## Exercise instructions
Give back the full listing, character for character, with no pictures.

## Source excerpt

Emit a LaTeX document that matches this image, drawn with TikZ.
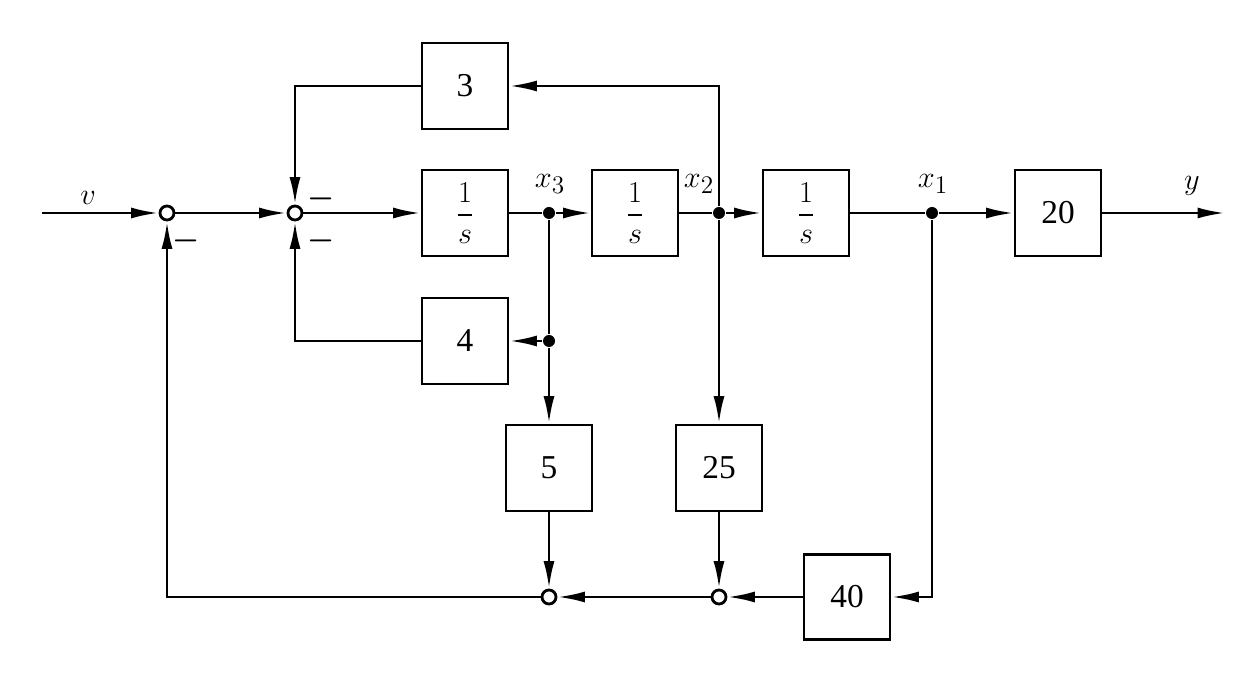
\documentclass[tikz,border=0pt]{standalone}
\usepackage{amsmath}
\usepackage{fontspec}
\setmainfont{Liberation Serif}
\usetikzlibrary{arrows.meta}

\tikzset{
    block/.style={rectangle, draw, line width=1.6pt, minimum width=1.72cm, minimum height=1.72cm, font=\fontsize{19}{22}\selectfont},
    sumnode/.style={circle, draw, line width=1.6pt, fill=white, minimum size=0.28cm, inner sep=0pt},
    dotnode/.style={circle, fill, minimum size=0.24cm, inner sep=0pt},
    sign/.style={font=\fontsize{19}{22}\selectfont\boldmath, inner sep=0pt},
    lbl/.style={font=\fontsize{19}{22}\selectfont, inner sep=0pt}
}

\begin{document}
\begin{tikzpicture}[
    line width=1.6pt,
    >={Latex[length=5.5mm,width=2.2mm]}
]
\useasboundingbox (0,0) rectangle (25.2,13.8);

% forward path
\coordinate (in) at (0.84,9.54);
\node[sumnode] (s1) at (3.34,9.54) {};
\node[sumnode] (s2) at (5.9,9.54) {};
\node[block] (g1) at (9.3,9.54) {$\dfrac{1}{s}$};
\node[dotnode] (d3) at (10.98,9.54) {};
\node[block] (g2) at (12.7,9.54) {$\dfrac{1}{s}$};
\node[dotnode] (d2) at (14.38,9.54) {};
\node[block] (g3) at (16.12,9.54) {$\dfrac{1}{s}$};
\node[dotnode] (d1) at (18.64,9.54) {};
\node[block] (k20) at (21.16,9.54) {20};
\coordinate (out) at (24.5,9.54);

% feedback blocks
\node[block] (k3) at (9.3,12.08) {3};
\node[block] (k4) at (9.3,6.98) {4};
\node[dotnode] (d4) at (10.98,6.98) {};
\node[block] (k5) at (10.98,4.44) {5};
\node[block] (k25) at (14.38,4.44) {25};
\node[block, minimum height=1.7cm] (k40) at (16.94,1.86) {40};
\node[sumnode] (s3) at (10.98,1.86) {};
\node[sumnode] (s4) at (14.38,1.86) {};

% labels
\node[lbl] (lv) at (1.76,9.85) {$v$};
\node[lbl] (lx3) at (11.0,10.12) {$x_3$};
\node[lbl] (lx2) at (13.98,10.12) {$x_2$};
\node[lbl] (lx1) at (18.66,10.12) {$x_1$};
\node[lbl] (ly) at (23.84,10.08) {$y$};
\node[sign] (m1) at (3.72,8.98) {$-$};
\node[sign] (m2) at (6.42,9.82) {$-$};
\node[sign] (m3) at (6.42,8.98) {$-$};

\draw[->] (in) -- (s1);
\draw[->] (s1) -- (s2);
\draw[->] (s2) -- (g1);
\draw (g1) -- (d3);
\draw[->] (d3) -- (g2);
\draw (g2) -- (d2);
\draw[->] (d2) -- (g3);
\draw (g3) -- (d1);
\draw[->] (d1) -- (k20);
\draw[->] (k20) -- (out);

\draw[->] (d2) |- (k3);
\draw[->] (k3) -| (s2);
\draw (d3) -- (d4);
\draw[->] (d4) -- (k4);
\draw[->] (k4) -| (s2);
\draw[->] (d4) -- (k5);
\draw[->] (d2) -- (k25);
\draw[->] (k5) -- (s3);
\draw[->] (k25) -- (s4);
\draw[->] (d1) |- (k40);
\draw[->] (k40) -- (s4);
\draw[->] (s4) -- (s3);
\draw[->] (s3) -| (s1);
\end{tikzpicture}
\end{document}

## Task answer
Emit a LaTeX document that matches this image, drawn with TikZ.
\documentclass[tikz,border=0pt]{standalone}
\usepackage{amsmath}
\usepackage{fontspec}
\setmainfont{Liberation Serif}
\usetikzlibrary{arrows.meta}

\tikzset{
    block/.style={rectangle, draw, line width=1.6pt, minimum width=1.72cm, minimum height=1.72cm, font=\fontsize{19}{22}\selectfont},
    sumnode/.style={circle, draw, line width=1.6pt, fill=white, minimum size=0.28cm, inner sep=0pt},
    dotnode/.style={circle, fill, minimum size=0.24cm, inner sep=0pt},
    sign/.style={font=\fontsize{19}{22}\selectfont\boldmath, inner sep=0pt},
    lbl/.style={font=\fontsize{19}{22}\selectfont, inner sep=0pt}
}

\begin{document}
\begin{tikzpicture}[
    line width=1.6pt,
    >={Latex[length=5.5mm,width=2.2mm]}
]
\useasboundingbox (0,0) rectangle (25.2,13.8);

% forward path
\coordinate (in) at (0.84,9.54);
\node[sumnode] (s1) at (3.34,9.54) {};
\node[sumnode] (s2) at (5.9,9.54) {};
\node[block] (g1) at (9.3,9.54) {$\dfrac{1}{s}$};
\node[dotnode] (d3) at (10.98,9.54) {};
\node[block] (g2) at (12.7,9.54) {$\dfrac{1}{s}$};
\node[dotnode] (d2) at (14.38,9.54) {};
\node[block] (g3) at (16.12,9.54) {$\dfrac{1}{s}$};
\node[dotnode] (d1) at (18.64,9.54) {};
\node[block] (k20) at (21.16,9.54) {20};
\coordinate (out) at (24.5,9.54);

% feedback blocks
\node[block] (k3) at (9.3,12.08) {3};
\node[block] (k4) at (9.3,6.98) {4};
\node[dotnode] (d4) at (10.98,6.98) {};
\node[block] (k5) at (10.98,4.44) {5};
\node[block] (k25) at (14.38,4.44) {25};
\node[block, minimum height=1.7cm] (k40) at (16.94,1.86) {40};
\node[sumnode] (s3) at (10.98,1.86) {};
\node[sumnode] (s4) at (14.38,1.86) {};

% labels
\node[lbl] (lv) at (1.76,9.85) {$v$};
\node[lbl] (lx3) at (11.0,10.12) {$x_3$};
\node[lbl] (lx2) at (13.98,10.12) {$x_2$};
\node[lbl] (lx1) at (18.66,10.12) {$x_1$};
\node[lbl] (ly) at (23.84,10.08) {$y$};
\node[sign] (m1) at (3.72,8.98) {$-$};
\node[sign] (m2) at (6.42,9.82) {$-$};
\node[sign] (m3) at (6.42,8.98) {$-$};

\draw[->] (in) -- (s1);
\draw[->] (s1) -- (s2);
\draw[->] (s2) -- (g1);
\draw (g1) -- (d3);
\draw[->] (d3) -- (g2);
\draw (g2) -- (d2);
\draw[->] (d2) -- (g3);
\draw (g3) -- (d1);
\draw[->] (d1) -- (k20);
\draw[->] (k20) -- (out);

\draw[->] (d2) |- (k3);
\draw[->] (k3) -| (s2);
\draw (d3) -- (d4);
\draw[->] (d4) -- (k4);
\draw[->] (k4) -| (s2);
\draw[->] (d4) -- (k5);
\draw[->] (d2) -- (k25);
\draw[->] (k5) -- (s3);
\draw[->] (k25) -- (s4);
\draw[->] (d1) |- (k40);
\draw[->] (k40) -- (s4);
\draw[->] (s4) -- (s3);
\draw[->] (s3) -| (s1);
\end{tikzpicture}
\end{document}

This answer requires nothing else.